Source data -
======

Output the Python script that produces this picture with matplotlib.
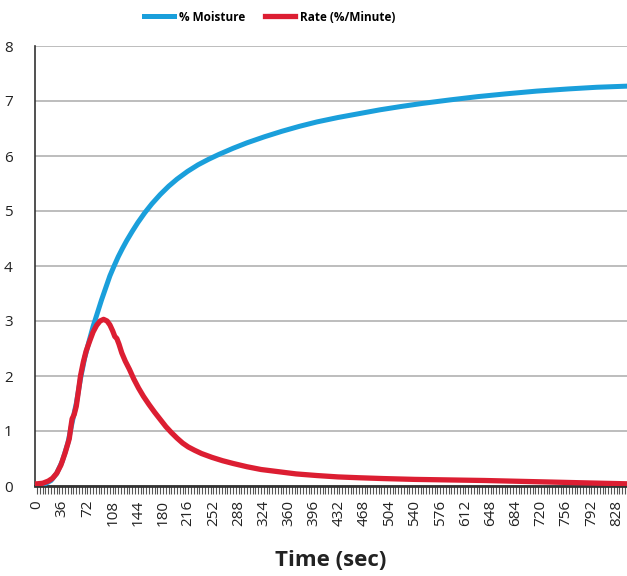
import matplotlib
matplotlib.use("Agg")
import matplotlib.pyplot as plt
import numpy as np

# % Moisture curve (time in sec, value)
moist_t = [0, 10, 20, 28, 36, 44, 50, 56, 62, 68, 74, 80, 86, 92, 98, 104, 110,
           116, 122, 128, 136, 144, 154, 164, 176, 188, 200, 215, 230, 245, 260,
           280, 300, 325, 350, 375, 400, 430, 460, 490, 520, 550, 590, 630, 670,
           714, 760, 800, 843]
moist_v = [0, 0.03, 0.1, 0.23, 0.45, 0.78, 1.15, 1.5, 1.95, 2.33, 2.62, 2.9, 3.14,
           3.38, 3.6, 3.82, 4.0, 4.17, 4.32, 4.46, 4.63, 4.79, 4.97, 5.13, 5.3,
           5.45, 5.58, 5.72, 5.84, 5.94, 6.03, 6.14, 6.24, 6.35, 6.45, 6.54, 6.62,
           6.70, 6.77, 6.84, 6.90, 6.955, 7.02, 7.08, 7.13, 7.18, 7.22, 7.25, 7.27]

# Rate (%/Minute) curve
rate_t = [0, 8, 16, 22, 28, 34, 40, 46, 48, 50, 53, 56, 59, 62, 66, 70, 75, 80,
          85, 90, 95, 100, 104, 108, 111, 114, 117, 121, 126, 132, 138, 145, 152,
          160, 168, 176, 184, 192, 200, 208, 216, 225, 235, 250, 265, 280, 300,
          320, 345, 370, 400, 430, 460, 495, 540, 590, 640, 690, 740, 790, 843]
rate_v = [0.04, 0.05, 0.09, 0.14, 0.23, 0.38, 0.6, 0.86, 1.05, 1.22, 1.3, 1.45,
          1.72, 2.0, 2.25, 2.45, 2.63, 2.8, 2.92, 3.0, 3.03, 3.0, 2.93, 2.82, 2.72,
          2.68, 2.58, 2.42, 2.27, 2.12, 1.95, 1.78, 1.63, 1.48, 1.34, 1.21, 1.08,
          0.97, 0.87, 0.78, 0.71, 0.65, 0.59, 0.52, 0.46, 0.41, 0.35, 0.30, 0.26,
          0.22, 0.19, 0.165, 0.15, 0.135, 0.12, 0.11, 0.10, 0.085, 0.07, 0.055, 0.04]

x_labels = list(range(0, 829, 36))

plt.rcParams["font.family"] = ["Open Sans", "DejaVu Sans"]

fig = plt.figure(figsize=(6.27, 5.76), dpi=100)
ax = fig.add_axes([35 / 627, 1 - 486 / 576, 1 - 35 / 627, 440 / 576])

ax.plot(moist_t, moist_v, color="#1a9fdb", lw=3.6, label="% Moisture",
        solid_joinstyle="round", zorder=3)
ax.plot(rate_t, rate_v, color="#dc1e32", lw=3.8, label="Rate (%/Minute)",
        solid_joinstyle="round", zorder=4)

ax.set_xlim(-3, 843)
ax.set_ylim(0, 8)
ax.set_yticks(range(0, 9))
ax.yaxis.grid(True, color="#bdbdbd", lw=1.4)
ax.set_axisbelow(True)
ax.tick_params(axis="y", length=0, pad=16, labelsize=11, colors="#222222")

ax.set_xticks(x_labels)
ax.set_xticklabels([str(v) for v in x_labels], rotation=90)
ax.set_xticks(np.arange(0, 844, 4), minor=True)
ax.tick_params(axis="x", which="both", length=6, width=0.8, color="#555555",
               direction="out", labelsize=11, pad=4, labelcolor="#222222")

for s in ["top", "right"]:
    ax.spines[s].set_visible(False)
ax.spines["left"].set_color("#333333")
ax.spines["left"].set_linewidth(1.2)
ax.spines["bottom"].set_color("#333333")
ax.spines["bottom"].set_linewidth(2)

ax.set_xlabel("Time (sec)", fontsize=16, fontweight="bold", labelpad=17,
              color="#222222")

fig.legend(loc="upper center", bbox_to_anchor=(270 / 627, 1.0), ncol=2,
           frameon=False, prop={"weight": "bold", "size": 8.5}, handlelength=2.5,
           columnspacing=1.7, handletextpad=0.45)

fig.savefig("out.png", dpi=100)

======

Given problem - Write out again exactly the lines from the start of the data above through the line containing "import numpy as np", inclusive, excluding any pictures.

Response to the exercise -
Output the Python script that produces this picture with matplotlib.
import matplotlib
matplotlib.use("Agg")
import matplotlib.pyplot as plt
import numpy as np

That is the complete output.